Mol Bulak CEO Babur Tolbaev insists that warnings about an overheating credit sector are overblown, pointing to the fact that repayment rates are still above 97 percent for all the major MFIs. “Every month we have new customers without credit histories. I believe there is room for growth, maybe not like the last two years, but there is,” says Tolbaev.

But the global credit crisis of 2008 showed that repayment rates can remain high right up until a credit bubble suddenly bursts. Borrower cross-indebtedness – when borrowers owe money to several lenders – has proven a better indicator of potential trouble. According to an IFC-funded study, cross-indebtedness in Kyrgyzstan is at least 31 percent and rising, as borrowers are tempted by ever more MFIs entering the market. Still, this figure is well below that of Bosnia, where similar trends were ignored until the market there burst in 2010.

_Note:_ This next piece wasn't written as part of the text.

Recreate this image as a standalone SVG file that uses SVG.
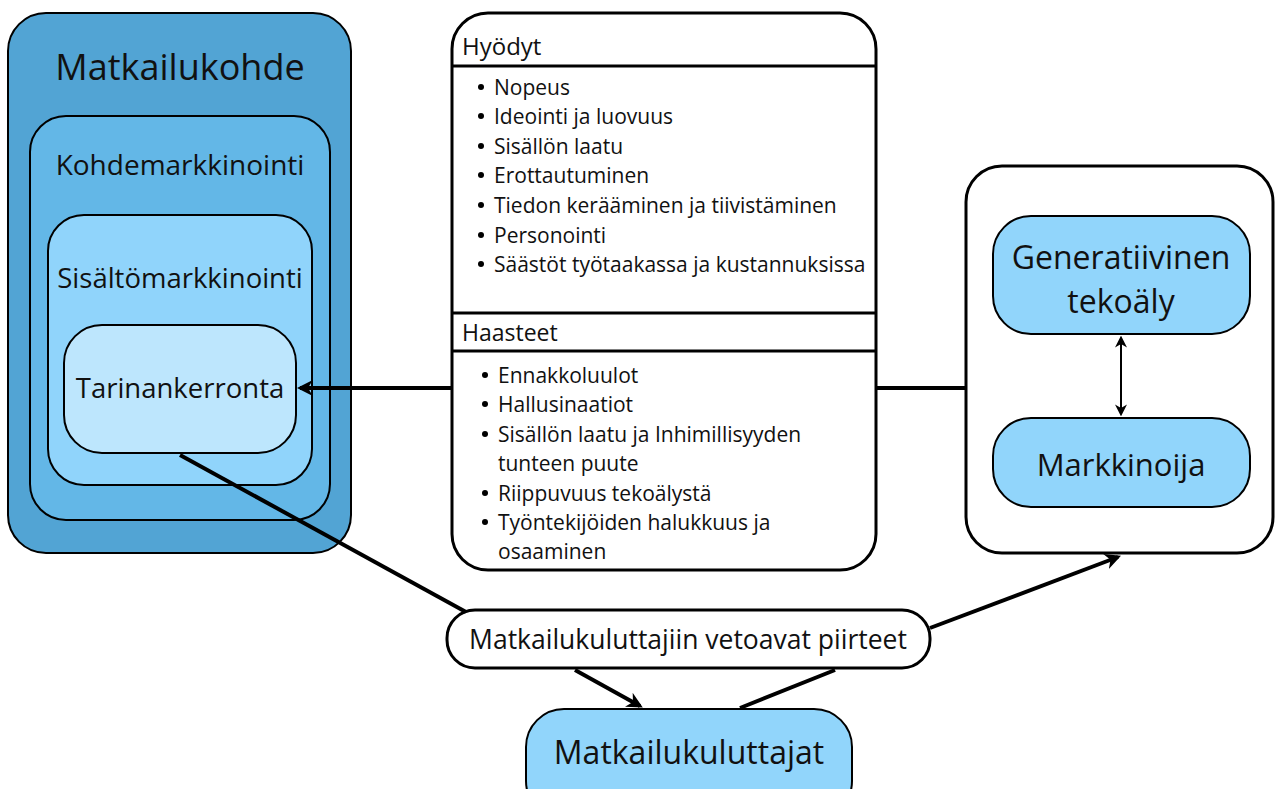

Dinara Kachkanakova took her out her first microloan 10 years ago, borrowing 20,000 Kyrgyz soms ($422) to supply goods for a stand at a local market. Today, she is repaying a much larger 2,000,000 som loan ($42,200), which she uses to supply a wholesale stall at a Bishkek bazaar and to renovate her home. Even though she has received her loans from the respected FINCA, which strives to explain the terms to borrowers, she, like Baksheeva, the publisher, also struggles to recall them.

In the absence of an efficient regulatory requirement, the industry has tried to self-regulate. All the major players have pledged to redouble efforts to improve financial literacy among loan officers and borrowers.

Going further, FINCA backed industry self-regulations that would raise capital requirements, make reporting mandatory, impose regular audits, and restrict growth rates.

These changes would inject additional transparency to the small-scale lending market, and would likely reduce risk for the sector and the economy. But they would also mean significant costs to bottom lines and growth. Mol Bulak and several other MFIs opposed the proposals and they were tabled.